Retype the opening lines of the data exactly, stopping after the line that contains "from matplotlib.lines import Line2D". Skip every picture.
━━━━━━━━
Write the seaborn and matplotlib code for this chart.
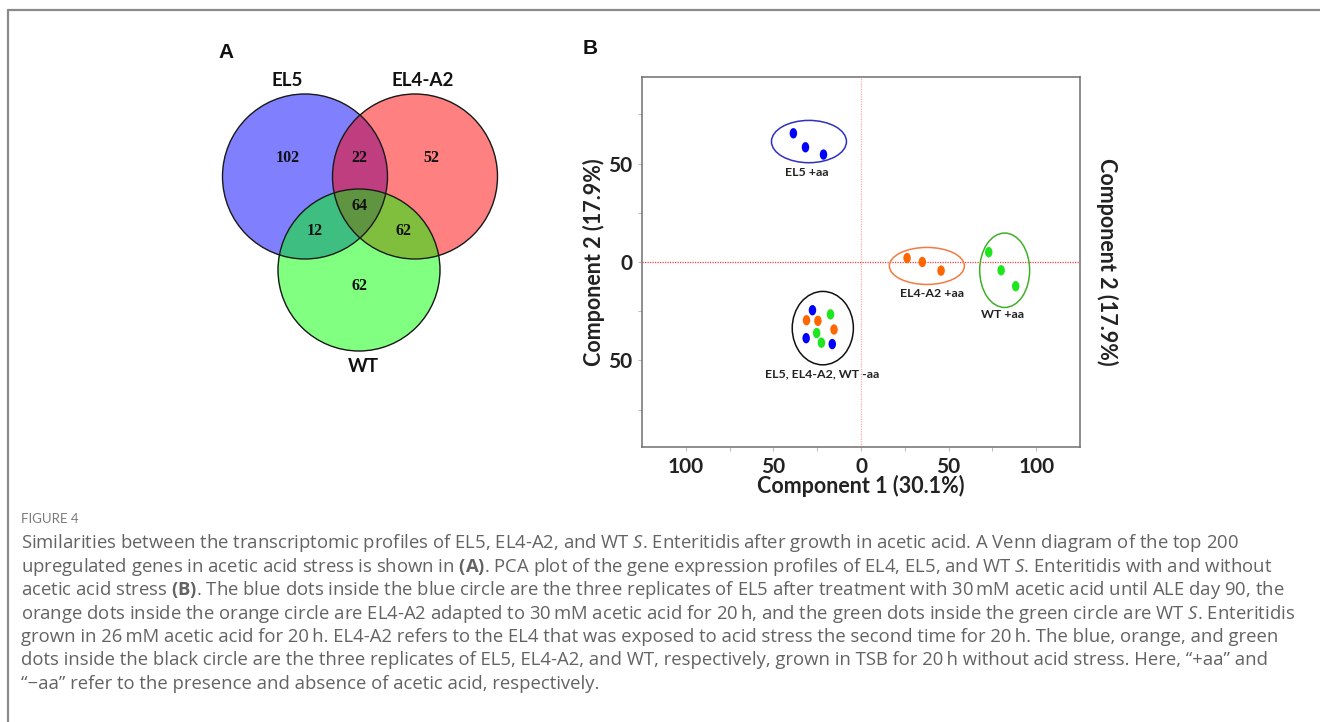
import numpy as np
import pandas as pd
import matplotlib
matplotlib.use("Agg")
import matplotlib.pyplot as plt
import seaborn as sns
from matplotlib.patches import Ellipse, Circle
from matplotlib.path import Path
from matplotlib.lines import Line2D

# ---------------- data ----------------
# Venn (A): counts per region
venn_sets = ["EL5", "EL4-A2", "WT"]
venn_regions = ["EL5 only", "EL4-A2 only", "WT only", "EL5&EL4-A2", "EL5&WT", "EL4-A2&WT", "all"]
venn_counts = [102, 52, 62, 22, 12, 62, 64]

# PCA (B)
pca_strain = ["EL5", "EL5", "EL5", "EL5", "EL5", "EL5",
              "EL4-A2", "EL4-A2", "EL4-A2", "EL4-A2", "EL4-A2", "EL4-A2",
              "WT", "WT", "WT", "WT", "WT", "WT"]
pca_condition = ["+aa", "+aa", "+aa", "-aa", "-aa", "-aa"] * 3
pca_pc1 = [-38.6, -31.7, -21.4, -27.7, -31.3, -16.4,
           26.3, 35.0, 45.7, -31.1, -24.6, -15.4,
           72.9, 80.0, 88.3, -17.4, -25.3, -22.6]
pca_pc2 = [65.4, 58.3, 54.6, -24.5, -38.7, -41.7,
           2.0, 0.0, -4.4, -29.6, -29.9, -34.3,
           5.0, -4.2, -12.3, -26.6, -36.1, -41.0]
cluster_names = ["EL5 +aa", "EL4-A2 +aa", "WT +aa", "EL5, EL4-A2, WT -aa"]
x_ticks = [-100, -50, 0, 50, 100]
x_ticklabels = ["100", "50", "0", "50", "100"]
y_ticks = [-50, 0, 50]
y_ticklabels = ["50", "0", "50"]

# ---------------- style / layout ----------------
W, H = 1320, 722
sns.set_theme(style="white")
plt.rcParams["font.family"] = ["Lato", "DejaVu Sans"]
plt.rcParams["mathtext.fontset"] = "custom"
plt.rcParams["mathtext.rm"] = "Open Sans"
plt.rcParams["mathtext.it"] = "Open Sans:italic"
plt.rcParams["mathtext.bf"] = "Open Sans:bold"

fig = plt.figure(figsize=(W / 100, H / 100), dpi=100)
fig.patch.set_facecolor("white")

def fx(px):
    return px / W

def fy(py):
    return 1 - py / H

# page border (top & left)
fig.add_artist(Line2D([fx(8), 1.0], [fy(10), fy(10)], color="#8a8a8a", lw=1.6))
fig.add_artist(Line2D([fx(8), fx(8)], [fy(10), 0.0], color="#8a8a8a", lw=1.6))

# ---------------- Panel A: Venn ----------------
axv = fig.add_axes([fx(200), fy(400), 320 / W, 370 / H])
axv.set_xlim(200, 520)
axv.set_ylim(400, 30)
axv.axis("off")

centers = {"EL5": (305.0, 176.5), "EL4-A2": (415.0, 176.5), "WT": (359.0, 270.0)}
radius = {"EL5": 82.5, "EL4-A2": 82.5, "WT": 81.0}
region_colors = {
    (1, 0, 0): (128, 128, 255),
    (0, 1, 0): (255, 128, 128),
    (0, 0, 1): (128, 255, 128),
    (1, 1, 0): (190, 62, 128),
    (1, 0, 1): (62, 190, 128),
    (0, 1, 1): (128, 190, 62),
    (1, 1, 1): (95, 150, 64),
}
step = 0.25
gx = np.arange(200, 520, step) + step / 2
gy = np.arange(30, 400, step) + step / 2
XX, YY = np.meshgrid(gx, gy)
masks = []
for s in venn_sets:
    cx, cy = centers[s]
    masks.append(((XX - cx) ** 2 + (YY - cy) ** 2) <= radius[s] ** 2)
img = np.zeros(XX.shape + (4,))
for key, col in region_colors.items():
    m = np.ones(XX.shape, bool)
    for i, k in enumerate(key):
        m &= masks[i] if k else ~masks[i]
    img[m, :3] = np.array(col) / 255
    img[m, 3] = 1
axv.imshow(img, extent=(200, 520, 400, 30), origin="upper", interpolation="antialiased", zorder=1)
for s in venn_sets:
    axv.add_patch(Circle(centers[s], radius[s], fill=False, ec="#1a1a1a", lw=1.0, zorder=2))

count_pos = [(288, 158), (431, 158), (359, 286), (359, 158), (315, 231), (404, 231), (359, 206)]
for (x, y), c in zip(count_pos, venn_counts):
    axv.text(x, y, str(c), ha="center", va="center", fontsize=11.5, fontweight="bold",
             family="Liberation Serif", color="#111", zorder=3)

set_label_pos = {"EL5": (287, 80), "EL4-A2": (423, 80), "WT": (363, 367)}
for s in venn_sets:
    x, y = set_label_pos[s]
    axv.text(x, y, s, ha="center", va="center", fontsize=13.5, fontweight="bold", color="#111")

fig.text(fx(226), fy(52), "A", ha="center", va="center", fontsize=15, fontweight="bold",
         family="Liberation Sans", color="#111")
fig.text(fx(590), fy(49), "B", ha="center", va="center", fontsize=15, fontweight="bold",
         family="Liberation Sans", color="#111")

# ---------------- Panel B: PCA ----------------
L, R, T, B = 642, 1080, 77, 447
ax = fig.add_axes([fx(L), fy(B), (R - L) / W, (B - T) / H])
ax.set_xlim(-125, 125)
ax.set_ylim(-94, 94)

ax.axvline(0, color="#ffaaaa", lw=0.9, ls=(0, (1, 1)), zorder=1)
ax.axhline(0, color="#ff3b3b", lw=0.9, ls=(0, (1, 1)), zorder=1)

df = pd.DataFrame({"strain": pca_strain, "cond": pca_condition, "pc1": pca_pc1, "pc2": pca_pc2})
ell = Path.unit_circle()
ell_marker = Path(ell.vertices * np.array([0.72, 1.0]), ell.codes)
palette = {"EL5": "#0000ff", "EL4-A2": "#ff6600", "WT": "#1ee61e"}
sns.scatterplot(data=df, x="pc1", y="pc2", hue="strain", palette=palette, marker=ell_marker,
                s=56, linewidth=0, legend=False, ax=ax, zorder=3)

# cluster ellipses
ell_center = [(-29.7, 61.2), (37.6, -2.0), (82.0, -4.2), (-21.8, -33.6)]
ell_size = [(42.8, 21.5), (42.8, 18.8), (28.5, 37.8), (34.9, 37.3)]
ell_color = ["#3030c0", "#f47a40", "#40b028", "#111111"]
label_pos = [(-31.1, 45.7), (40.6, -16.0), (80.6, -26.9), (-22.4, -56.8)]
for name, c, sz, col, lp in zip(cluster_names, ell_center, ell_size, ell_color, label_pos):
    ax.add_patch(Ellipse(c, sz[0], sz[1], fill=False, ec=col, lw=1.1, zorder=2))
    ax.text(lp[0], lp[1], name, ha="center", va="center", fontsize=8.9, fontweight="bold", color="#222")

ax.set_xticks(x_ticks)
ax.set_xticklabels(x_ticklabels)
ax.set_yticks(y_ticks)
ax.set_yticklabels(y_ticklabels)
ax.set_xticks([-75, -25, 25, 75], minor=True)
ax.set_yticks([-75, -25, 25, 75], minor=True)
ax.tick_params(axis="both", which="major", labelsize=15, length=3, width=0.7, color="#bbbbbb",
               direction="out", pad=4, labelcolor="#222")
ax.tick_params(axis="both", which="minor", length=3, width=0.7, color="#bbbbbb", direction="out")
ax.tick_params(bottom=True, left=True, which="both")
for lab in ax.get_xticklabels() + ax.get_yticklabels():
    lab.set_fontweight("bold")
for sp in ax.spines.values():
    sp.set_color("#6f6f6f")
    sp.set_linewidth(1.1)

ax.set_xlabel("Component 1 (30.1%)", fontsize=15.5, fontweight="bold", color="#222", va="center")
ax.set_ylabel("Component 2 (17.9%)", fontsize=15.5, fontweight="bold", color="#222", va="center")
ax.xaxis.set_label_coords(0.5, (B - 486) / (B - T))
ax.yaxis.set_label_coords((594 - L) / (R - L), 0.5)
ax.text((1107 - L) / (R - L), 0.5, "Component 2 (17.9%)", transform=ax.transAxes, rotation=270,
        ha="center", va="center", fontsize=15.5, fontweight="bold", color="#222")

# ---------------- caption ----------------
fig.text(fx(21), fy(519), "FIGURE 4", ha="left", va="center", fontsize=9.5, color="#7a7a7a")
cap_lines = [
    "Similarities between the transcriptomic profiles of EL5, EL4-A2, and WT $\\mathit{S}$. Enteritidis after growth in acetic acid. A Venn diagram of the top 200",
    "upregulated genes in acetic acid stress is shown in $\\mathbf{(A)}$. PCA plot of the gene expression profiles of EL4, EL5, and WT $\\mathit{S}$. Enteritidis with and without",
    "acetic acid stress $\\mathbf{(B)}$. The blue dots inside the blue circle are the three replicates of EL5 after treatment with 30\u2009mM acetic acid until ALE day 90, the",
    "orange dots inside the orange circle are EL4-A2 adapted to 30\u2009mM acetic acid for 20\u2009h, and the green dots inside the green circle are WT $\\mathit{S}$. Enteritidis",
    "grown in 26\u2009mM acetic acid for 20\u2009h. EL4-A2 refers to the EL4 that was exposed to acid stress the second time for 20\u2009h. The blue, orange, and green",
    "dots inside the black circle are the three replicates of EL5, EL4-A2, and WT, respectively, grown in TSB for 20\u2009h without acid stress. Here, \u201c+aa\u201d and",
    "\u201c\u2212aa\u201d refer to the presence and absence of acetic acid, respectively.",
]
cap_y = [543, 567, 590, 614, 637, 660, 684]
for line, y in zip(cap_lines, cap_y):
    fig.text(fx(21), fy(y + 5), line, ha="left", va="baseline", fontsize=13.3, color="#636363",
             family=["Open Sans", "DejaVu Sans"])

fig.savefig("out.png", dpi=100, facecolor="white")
━━━━━━━━
EXPECTED ANSWER
Write the seaborn and matplotlib code for this chart.
import numpy as np
import pandas as pd
import matplotlib
matplotlib.use("Agg")
import matplotlib.pyplot as plt
import seaborn as sns
from matplotlib.patches import Ellipse, Circle
from matplotlib.path import Path
from matplotlib.lines import Line2D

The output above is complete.